Onto abilities–these are exactly what they sound like, special abilities that you can use during combat. You can customize your characters’ abilities from the Ability option in the main menu. Abilities are divided into three types.
Command Abilities¶
Command abilities are triggered from the Ability option in battle and can do a variety of things, such as do extra damage to the enemy, cause a status ailment, recover HP or maybe even a mixture. These types of abilities may come with a cost, whether it be MP, BP or something else entirely.
Any one character can have two sets of Command abilities at one time–their Fixed Command, which includes all the available Command abilities from their current job, plus the Job Command, which has all the available Command abilities from any job of your choice.

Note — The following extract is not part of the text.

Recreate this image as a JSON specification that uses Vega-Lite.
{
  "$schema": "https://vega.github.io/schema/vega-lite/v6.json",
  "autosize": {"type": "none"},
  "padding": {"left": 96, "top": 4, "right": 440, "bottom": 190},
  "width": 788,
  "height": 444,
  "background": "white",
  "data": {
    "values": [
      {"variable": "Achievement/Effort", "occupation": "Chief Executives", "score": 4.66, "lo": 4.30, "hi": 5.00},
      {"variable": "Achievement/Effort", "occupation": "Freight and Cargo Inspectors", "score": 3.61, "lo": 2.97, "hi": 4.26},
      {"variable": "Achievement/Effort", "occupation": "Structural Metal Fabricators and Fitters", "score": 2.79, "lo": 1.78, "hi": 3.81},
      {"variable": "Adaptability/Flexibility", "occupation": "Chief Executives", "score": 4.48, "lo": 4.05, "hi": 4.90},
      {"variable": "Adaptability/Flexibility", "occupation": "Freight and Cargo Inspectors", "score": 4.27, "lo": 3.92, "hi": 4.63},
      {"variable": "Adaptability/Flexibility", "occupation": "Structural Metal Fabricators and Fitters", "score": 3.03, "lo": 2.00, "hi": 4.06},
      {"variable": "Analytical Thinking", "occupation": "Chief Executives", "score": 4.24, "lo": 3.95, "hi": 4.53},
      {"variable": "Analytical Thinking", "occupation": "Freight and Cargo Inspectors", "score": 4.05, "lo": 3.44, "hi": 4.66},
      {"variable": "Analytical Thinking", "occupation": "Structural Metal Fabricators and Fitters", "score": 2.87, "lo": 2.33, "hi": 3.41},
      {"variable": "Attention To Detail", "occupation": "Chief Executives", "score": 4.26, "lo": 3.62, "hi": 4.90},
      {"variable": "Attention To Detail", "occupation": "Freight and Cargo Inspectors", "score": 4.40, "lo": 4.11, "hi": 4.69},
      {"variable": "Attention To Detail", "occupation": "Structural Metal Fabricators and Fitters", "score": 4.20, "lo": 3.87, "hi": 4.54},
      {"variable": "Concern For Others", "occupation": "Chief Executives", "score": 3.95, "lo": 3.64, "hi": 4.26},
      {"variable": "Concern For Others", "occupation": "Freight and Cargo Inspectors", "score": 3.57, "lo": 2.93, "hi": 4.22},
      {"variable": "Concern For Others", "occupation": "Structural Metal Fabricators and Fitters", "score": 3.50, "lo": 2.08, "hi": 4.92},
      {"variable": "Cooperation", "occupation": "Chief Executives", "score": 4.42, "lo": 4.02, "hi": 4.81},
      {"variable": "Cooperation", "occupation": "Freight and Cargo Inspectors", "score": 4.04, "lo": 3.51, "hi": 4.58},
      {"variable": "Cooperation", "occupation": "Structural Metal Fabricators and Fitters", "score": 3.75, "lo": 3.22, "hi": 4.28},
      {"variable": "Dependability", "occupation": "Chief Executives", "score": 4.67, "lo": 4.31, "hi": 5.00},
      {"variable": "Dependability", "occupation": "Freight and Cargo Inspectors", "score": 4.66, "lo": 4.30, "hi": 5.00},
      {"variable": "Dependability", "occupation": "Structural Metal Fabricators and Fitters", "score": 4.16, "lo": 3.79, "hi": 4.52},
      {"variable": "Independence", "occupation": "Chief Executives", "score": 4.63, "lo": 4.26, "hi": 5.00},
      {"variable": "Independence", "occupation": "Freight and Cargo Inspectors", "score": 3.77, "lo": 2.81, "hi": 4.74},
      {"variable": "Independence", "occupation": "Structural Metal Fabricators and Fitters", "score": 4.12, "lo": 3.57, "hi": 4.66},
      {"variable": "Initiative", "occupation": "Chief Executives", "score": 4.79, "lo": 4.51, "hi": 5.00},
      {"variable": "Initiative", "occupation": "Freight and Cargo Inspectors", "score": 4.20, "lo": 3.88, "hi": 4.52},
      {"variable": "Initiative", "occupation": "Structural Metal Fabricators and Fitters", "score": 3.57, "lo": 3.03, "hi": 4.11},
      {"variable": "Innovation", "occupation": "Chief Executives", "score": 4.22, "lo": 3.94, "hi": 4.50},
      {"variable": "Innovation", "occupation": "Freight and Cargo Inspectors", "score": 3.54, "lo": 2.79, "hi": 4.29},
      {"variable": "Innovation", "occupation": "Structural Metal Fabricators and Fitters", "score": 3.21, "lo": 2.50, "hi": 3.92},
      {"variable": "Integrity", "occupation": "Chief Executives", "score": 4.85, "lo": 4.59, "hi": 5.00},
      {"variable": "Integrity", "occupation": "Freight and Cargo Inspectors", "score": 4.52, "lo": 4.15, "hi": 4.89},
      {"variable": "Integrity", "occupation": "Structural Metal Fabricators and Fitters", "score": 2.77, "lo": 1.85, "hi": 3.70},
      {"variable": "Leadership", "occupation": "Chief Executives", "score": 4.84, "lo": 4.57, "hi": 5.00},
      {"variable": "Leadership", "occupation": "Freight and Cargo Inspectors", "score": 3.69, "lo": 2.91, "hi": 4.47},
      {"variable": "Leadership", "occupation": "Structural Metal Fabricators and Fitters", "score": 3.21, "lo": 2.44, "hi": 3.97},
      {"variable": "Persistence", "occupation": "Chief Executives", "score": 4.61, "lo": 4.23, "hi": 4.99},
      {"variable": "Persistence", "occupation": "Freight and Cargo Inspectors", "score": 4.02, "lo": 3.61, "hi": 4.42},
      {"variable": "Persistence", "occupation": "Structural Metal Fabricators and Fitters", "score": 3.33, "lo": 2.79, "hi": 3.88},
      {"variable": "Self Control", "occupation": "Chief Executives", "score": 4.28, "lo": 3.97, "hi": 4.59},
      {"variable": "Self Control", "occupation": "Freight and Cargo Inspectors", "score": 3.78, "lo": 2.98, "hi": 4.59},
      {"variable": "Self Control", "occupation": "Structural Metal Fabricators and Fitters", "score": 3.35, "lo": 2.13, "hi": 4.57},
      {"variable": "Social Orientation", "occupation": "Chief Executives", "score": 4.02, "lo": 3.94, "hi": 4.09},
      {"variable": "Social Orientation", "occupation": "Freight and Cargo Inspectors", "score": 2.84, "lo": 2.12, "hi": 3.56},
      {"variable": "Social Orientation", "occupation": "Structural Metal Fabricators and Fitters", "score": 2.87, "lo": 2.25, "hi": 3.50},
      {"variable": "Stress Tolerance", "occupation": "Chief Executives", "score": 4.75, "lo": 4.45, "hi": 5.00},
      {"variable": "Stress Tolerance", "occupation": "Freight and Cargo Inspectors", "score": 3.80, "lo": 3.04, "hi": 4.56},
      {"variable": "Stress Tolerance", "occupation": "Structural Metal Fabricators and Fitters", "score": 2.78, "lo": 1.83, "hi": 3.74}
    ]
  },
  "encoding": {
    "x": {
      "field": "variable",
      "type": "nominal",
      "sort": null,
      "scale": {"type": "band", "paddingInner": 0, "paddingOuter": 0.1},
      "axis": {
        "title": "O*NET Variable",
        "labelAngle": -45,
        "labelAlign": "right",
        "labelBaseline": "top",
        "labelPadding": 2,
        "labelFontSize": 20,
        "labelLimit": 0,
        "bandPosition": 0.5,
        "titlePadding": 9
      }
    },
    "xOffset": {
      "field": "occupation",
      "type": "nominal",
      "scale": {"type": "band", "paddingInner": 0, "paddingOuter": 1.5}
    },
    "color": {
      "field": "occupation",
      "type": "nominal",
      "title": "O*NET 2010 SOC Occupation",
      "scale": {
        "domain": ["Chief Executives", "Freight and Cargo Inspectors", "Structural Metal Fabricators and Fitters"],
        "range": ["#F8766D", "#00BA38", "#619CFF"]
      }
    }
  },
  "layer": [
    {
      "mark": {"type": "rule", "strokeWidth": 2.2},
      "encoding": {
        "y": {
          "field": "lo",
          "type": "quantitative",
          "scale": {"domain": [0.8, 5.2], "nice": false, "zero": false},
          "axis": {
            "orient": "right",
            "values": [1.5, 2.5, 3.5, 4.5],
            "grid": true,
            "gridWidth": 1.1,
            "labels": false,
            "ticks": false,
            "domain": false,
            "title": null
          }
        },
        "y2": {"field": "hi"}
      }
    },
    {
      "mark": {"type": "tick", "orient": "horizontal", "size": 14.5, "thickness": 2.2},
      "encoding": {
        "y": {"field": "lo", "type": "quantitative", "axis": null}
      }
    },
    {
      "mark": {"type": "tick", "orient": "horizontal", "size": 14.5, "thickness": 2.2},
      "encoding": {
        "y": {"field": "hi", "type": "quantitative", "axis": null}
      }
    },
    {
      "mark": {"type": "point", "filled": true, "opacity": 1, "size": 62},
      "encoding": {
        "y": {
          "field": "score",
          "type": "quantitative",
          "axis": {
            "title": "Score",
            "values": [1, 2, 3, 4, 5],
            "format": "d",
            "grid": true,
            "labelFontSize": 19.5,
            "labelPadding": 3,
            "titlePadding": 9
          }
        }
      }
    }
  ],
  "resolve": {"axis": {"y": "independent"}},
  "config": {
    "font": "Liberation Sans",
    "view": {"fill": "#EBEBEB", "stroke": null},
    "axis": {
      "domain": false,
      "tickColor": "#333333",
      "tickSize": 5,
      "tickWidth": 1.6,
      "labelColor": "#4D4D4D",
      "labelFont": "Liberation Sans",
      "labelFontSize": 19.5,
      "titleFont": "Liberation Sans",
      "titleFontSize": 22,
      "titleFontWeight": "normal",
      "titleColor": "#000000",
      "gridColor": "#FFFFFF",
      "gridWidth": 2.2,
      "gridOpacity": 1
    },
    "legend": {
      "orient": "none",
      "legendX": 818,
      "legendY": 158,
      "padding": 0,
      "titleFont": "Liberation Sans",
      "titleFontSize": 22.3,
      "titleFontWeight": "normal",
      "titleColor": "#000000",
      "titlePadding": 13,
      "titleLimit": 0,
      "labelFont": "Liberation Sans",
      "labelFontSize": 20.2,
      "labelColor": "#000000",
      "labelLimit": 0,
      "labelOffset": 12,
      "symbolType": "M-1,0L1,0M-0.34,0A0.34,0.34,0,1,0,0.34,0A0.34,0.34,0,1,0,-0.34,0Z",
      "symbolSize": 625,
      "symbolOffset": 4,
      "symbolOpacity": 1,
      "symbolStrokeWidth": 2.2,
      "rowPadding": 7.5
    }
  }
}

As you can probably imagine, Job Commands are excellent for personalising your characters and developing crafty battle strategies. Want a Black Mage who can also heal? Sure, just set his or her Job Command to the White Mage’s White Magic.
Support Abilities¶
Support abilities are a different beast altogether; unlike command abilities, these work passively. Each Support ability has a cost (the early ones all cost 1 point) and you can equip as many Support abilities as your character’s Support ability cost limit (initially 1 point, so you can only equip one Support ability costing 1 point).
You can equip support abilities from any job regardless of your current job. For example, you could be a Knight with support abilities from a Monk and/or White Mage. As the game progresses, your characters’ cost limit will steadily increase (up to a maximum of 5 points), so you’ve another gigantic window of customization.
Specialty¶
Finally, each character has a Specialty, which is again based on their job–this is usually just a Support ability that’s always present. Most jobs will learn their specialty as a support ability too at higher levels, so specialties don’t stay special forever, sadly.
Learning Abilities¶
You can gain new abilities for your characters by levelling up your jobs with Job Points (JP), earned from battle. For example, White Mages learn the Magic Defense 10% Up ability at Level 2. Note that only the character’s current job will gain JP.
So if you want to learn a variety of abilities, you can’t stick with the same job. However, sticking with a job has its benefits too, as higher level jobs will raise your stats more–if you’re training new jobs from scratch, be sure to keep some characters in higher level jobs for support.